# 30"x24"x18" aquarium



## gage (Feb 7, 2007)

Hey guys, what would you breed in this size aquarium? all suggestions welcome.


----------



## dwarfpike (Jan 22, 2008)

_Enigmatochromis lucanusi_.


----------



## gage (Feb 7, 2007)

lol, you found all my posts except one hehe, i wonder where it is... hmm... :lol:

those are kind of neat, where might I find them?


----------



## gage (Feb 7, 2007)

LOL preferably something a little more common so I could at least find some info on them :lol:


----------



## dwarfpike (Jan 22, 2008)

I found it, but I'm not a tang guy really ... I'd just say caudopunks as that's really the only tang I like. :lol:

Not sure up north, a lot of places down here have them. There is supposed to be a killer westie fish store in vancouver, but I've yet to find it so not sure how if they ship. If you can get Spencer to get them from like Aquatic Clarity or such ...


----------



## gage (Feb 7, 2007)

dwarfpike said:


> I found it, but I'm not a tang guy really ... I'd just say caudopunks as that's really the only tang I like. :lol:
> 
> Not sure up north, a lot of places down here have them. There is supposed to be a killer westie fish store in vancouver, but I've yet to find it so not sure how if they ship. If you can get Spencer to get them from like Aquatic Clarity or such ...

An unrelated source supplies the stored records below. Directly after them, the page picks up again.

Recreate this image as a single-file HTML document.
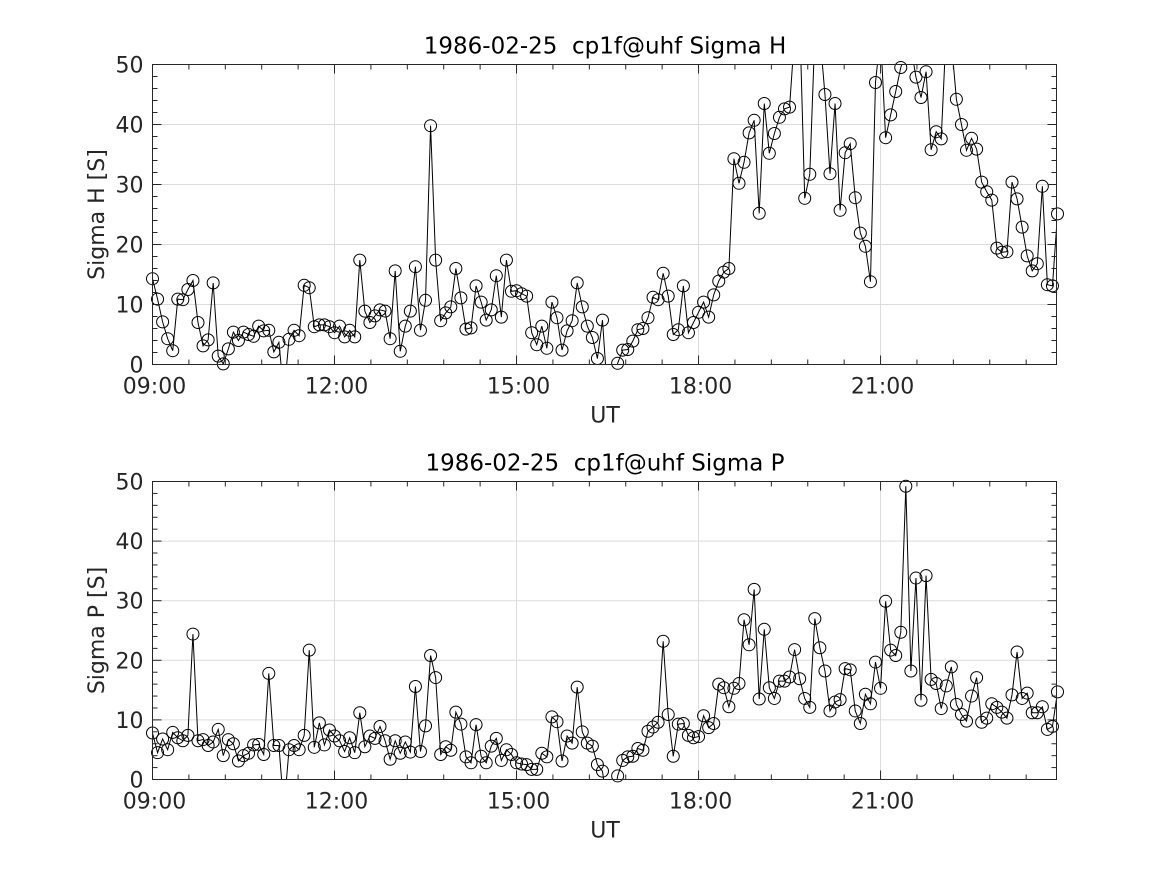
<!DOCTYPE html>
<html><head><meta charset="utf-8"><style>
html,body{margin:0;padding:0;background:#fff;}
svg{display:block;font-family:"DejaVu Sans","Liberation Sans",sans-serif;}
text{white-space:pre;}
</style></head><body>
<svg id="chart" width="1167" height="875" viewBox="0 0 1167 875" xmlns="http://www.w3.org/2000/svg"></svg>
<script>
const xTickLabels = ["09:00","12:00","15:00","18:00","21:00"];
const xTickHours = [9,12,15,18,21];
const yTickValues = [0,10,20,30,40,50];
const startHour = 9;
const stepMinutes = 5;
const sigmaH = [14.3,10.9,7.1,4.3,2.3,10.9,10.8,12.5,14,7,3.1,4.1,13.6,1.4,0.1,2.6,5.4,4,5.4,5,4.7,6.4,5.6,5.7,2.1,3.7,-5,4.2,5.7,4.8,13.2,12.8,6.3,6.6,6.6,6.3,5.3,6.4,4.6,5.7,4.6,17.4,8.9,7,8.1,9.1,8.9,4.3,15.6,2.2,6.4,8.9,16.3,5.7,10.7,39.8,17.4,7.3,8.6,9.6,16,11.1,5.9,6.1,13.1,10.4,7.4,9.1,14.8,7.9,17.4,12.2,12.3,11.8,11.4,5.3,3.3,6.4,2.7,10.4,7.8,2.4,5.6,7.3,13.6,9.6,6.4,4.5,1,7.4,-5,-5,0.2,2.4,2.5,3.9,5.8,6,7.8,11.2,10.8,15.2,11.4,5,5.8,13.1,5.3,7,8.7,10.4,7.9,11.6,13.9,15.4,16,34.3,30.2,33.7,38.6,40.7,25.2,43.5,35.2,38.5,41.2,42.6,42.9,55,58,27.7,31.7,55,55,45,31.8,43.5,25.7,35.3,36.8,27.8,21.9,19.7,13.8,47,55,37.8,41.6,45.5,49.5,52,53,47.9,44.5,48.8,35.8,38.8,37.6,56,54,44.2,40,35.7,37.7,35.9,30.4,28.8,27.4,19.4,18.7,18.8,30.4,27.6,22.9,18.1,15.6,16.8,29.7,13.3,13.1,25.1];
const sigmaP = [7.8,4.5,6.8,5,7.9,7,6.5,7.4,24.4,6.5,6.7,5.7,6.3,8.4,4,6.7,6,3.1,4,4.4,5.8,5.9,4.2,17.8,5.7,5.7,-5,5,5.7,5,7.4,21.7,5.4,9.5,5.8,8.3,7.3,6.5,4.7,7,4.5,11.2,5.5,7.3,6.9,8.9,6.5,3.4,6.5,4.4,6.3,4.6,15.6,4.7,9,20.8,17.1,4.2,5.5,4.9,11.3,9.3,3.8,2.8,9.2,3.9,2.8,5.6,6.9,3.2,5,4.2,2.8,2.6,2.5,1.7,1.7,4.4,3.8,10.5,9.7,3.1,7.3,6.1,15.5,8,6.1,5.6,2.5,1.4,-5,-5,0.6,3.2,3.8,3.9,5.2,4.9,8.1,8.8,9.6,23.2,10.9,3.9,9.3,9.4,7.4,7,7.2,10.7,8.7,9.4,16,15.4,12.2,15.3,16.1,26.8,22.6,31.9,13.5,25.2,15.4,13.6,16.5,16.5,17.2,21.8,16.9,13.6,12.1,27,22.1,18.2,11.5,13,13.4,18.6,18.4,11.5,9.4,14.3,12.7,19.7,15.3,29.9,21.7,20.8,24.7,49.2,18.2,33.8,13.3,34.2,16.8,16.1,11.9,15.7,18.9,12.6,10.9,9.8,14,17.1,9.6,10.3,12.7,12.1,11.3,10.3,14.2,21.4,13.6,14.5,11.2,11.2,12.2,8.4,8.9,14.7];

const NS="http://www.w3.org/2000/svg";
const svg=document.getElementById('chart');
function mk(tag,attrs,parent){const e=document.createElementNS(NS,tag);for(const k in attrs)e.setAttribute(k,attrs[k]);(parent||svg).appendChild(e);return e;}

function panel(opt){
  const L=152.5,R=1056.5,T=opt.top,B=opt.bottom;
  const xMin=9,xMax=23.9,yMin=0,yMax=50;
  const xs=h=>L+(h-xMin)/(xMax-xMin)*(R-L);
  const ys=v=>B-(v-yMin)/(yMax-yMin)*(B-T);
  const g=mk('g',{});
  
  
  const cid='clip'+opt.name;
  const cp=mk('clipPath',{id:cid},g);mk('rect',{x:L,y:T,width:R-L,height:B-T},cp);
  xTickHours.forEach(h=>{const l=mk('line',{x1:xs(h),x2:xs(h),y1:T,y2:B,stroke:'#dcdcdc','stroke-width':1},g);
    });
  yTickValues.forEach(v=>{const l=mk('line',{x1:L,x2:R,y1:ys(v),y2:ys(v),stroke:'#dcdcdc','stroke-width':1},g);
    });
  const vals=opt.data;
  let d='';
  vals.forEach((v,i)=>{const h=startHour+i*stepMinutes/60;d+=(i?'L':'M')+xs(h).toFixed(2)+' '+ys(v).toFixed(2);});
  const sg=mk('g',{'clip-path':'url(#'+cid+')'},g);
  const path=mk('path',{d:d,fill:'none',stroke:'#000','stroke-width':1},sg);
  
  
  vals.forEach((v,i)=>{if(v<yMin||v>yMax)return;const h=startHour+i*stepMinutes/60;
    const c=mk('circle',{cx:xs(h),cy:ys(v),r:6,fill:'none',stroke:'#000','stroke-width':1},g);
    
    });
  const box=mk('rect',{x:L,y:T,width:R-L,height:B-T,fill:'none',stroke:'#262626','stroke-width':1},g);
  
  for(let k=0;k<=25;k++){const h=9+k*0.6;if(h>xMax)break;const len=(k%5===0)?9:5;const x=xs(h);
    mk('line',{x1:x,x2:x,y1:B,y2:B-len,stroke:'#262626'},g);mk('line',{x1:x,x2:x,y1:T,y2:T+len,stroke:'#262626'},g);}
  for(let v=0;v<=50;v+=2){const len=(v%10===0)?9:5;const y=ys(v);
    mk('line',{x1:L,x2:L+len,y1:y,y2:y,stroke:'#262626'},g);mk('line',{x1:R,x2:R-len,y1:y,y2:y,stroke:'#262626'},g);}
  xTickLabels.forEach((s,i)=>{const t=mk('text',{x:xs(xTickHours[i])+2,y:B+29,'text-anchor':'middle','font-size':22,fill:'#262626'},g);t.textContent=s;
    });
  yTickValues.forEach(v=>{const t=mk('text',{x:L-9,y:ys(v)+8,'text-anchor':'end','font-size':22,fill:'#262626'},g);t.textContent=String(v);
    });
  const ti=mk('text',{x:605,y:T-11,'text-anchor':'middle','font-size':23,fill:'#000'},g);ti.textContent=opt.title;
  
  const xl=mk('text',{x:605,y:B+58,'text-anchor':'middle','font-size':22,fill:'#262626'},g);xl.textContent='UT';
  
  const yl=mk('text',{x:0,y:0,'text-anchor':'middle','font-size':22,fill:'#262626',transform:'translate(104,'+((T+B)/2)+') rotate(-90)'},g);yl.textContent=opt.ylabel;
  
}
panel({name:'sigma-h-panel',top:64.5,bottom:364.5,data:sigmaH,title:'1986-02-25  cp1f@uhf Sigma H',ylabel:'Sigma H [S]'});
panel({name:'sigma-p-panel',top:481.5,bottom:779.5,data:sigmaP,title:'1986-02-25  cp1f@uhf Sigma P',ylabel:'Sigma P [S]'});
</script>
</body></html>
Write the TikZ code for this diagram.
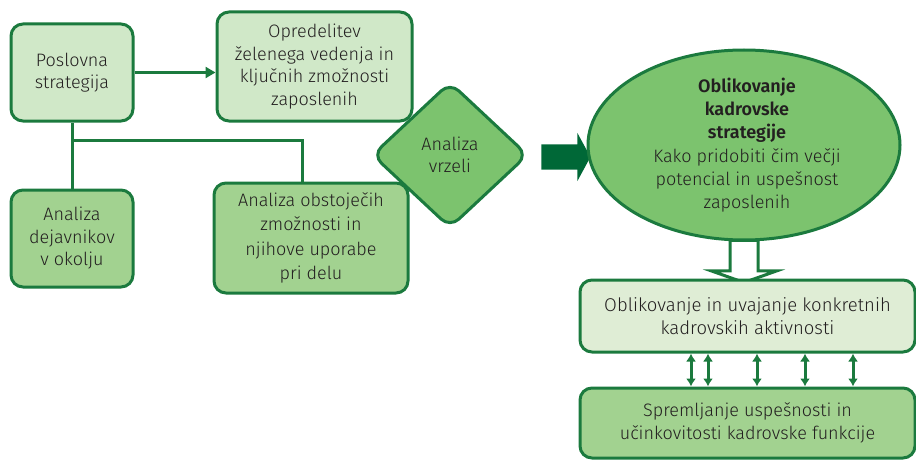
\documentclass[tikz,border=0pt]{standalone}
\usepackage{fontspec}
\setmainfont{Fira Sans}[UprightFont=* Light, BoldFont=* SemiBold]
\usetikzlibrary{shapes.geometric,shapes.arrows,arrows.meta,calc}

\definecolor{edge}{HTML}{1B7A3E}
\definecolor{deep}{HTML}{006837}
\definecolor{paleA}{HTML}{D0E8C8}
\definecolor{paleB}{HTML}{DFEDD5}
\definecolor{midg}{HTML}{A2D290}
\definecolor{richg}{HTML}{7CC36E}
\definecolor{ink}{HTML}{231F20}

\begin{document}
\begin{tikzpicture}[x=1pt,y=-1pt,
  every node/.style={font=\fontsize{18}{22.5}\selectfont, text=ink, align=center},
  box/.style={draw=edge, line width=3pt, rounded corners=12pt, inner sep=0pt},
  link/.style={draw=edge, line width=3pt},
  twoway/.style={draw=edge, line width=3pt,
    {Latex[length=8pt,width=10pt]}-{Latex[length=8pt,width=10pt]}}]
\useasboundingbox (0,0) rectangle (916,460);

% left column and upper boxes
\node[box, fill=paleA, minimum width=122pt, minimum height=97pt] (pos) at (72,72.5)
  {Poslovna\\strategija};
\node[box, fill=paleA, minimum width=195pt, minimum height=109pt] (opr) at (314.5,66.5)
  {Opredelitev\\ želenega vedenja in\\ključnih zmožnosti\\zaposlenih};
\node[box, fill=midg, minimum width=122pt, minimum height=97pt] (dej) at (72,238.5)
  {Analiza\\dejavnikov\\ v okolju};
\node[box, fill=midg, minimum width=194pt, minimum height=110pt,
  font=\fontsize{18}{24.5}\selectfont] (obs) at (311,238)
  {Analiza obstoječih\\zmožnosti in\\njihove uporabe\\pri delu};

% connectors from the business strategy
\coordinate (fork) at (72,140);
\draw[link, -{Triangle[length=10pt,width=11pt]}] (pos.east) -- (pos.east -| opr.west);
\draw[link] (pos.south) -- (dej.north);
\draw[link] (fork) -| ([xshift=-9pt]obs.north);

% gap analysis
\node[diamond, draw=edge, fill=richg, line width=3pt, rounded corners=12pt,
  minimum width=156pt, minimum height=146pt, inner sep=0pt] (gap) at (450,155)
  {Analiza\\vrzeli};

% strategy ellipse and the arrow leading into it
\node[single arrow, fill=deep, draw=none, inner xsep=0pt, inner ysep=12.5pt,
  minimum height=49pt, minimum width=48pt, single arrow head extend=11.5pt,
  single arrow tip angle=123, single arrow head indent=0pt] (push) at (562.5,157) {};

\node[single arrow, rotate=-90, fill=white, draw=edge, line width=3pt,
  inner xsep=0pt, inner ysep=12.5pt, minimum height=42pt, minimum width=62pt,
  single arrow head extend=18.5pt, single arrow tip angle=141,
  single arrow head indent=0pt] (down) at (744,259) {};

\node[ellipse, draw=edge, fill=richg, line width=3pt, inner sep=0pt,
  minimum width=312pt, minimum height=190pt] (ell) at (744,145) {};
\node[align=center, font=\fontsize{18}{23.3}\selectfont] (elltext) at ([xshift=3pt]ell.center)
  {\textbf{Oblikovanje}\\\textbf{kadrovske}\\\textbf{strategije}\\Kako pridobiti čim večji\\potencial in uspešnost\\zaposlenih};

% lower right boxes
\node[box, fill=paleB, minimum width=335pt, minimum height=72pt,
  font=\fontsize{18.5}{23}\selectfont] (akt) at (747.5,316)
  {Oblikovanje in uvajanje konkretnih\\kadrovskih aktivnosti};
\node[box, fill=midg, minimum width=335pt, minimum height=70pt] (spr) at (747.5,423)
  {Spremljanje uspešnosti in\\učinkovitosti kadrovske funkcije};

\foreach \xx in {691,708,757,805,853}
  \draw[twoway] (akt.south -| \xx,0) -- (spr.north -| \xx,0);
\end{tikzpicture}
\end{document}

me either, I don't know much about any tangs besides my Alto's. I was hoping maybe I could expand my knowledge a bit, as personal experience is rather limited for me compared to some of the more experienced member.


----------



## dwarfpike (Jan 22, 2008)

I've actually yet to try tangs ... I probably will someday, just as a change. But I hate fiddling with water, and the water here in Seattle is perfect for South Americans and Westies so ...


----------



## gage (Feb 7, 2007)

dwarfpike said:


> I've actually yet to try tangs ... I probably will someday, just as a change. But I hate fiddling with water, and the water here in Seattle is perfect for South Americans and Westies so ...


fair enough.

the tank is actually 36" not 30.


----------



## Darkside (Feb 6, 2008)

Lipochromis sp. "Matumbi Hunter"


----------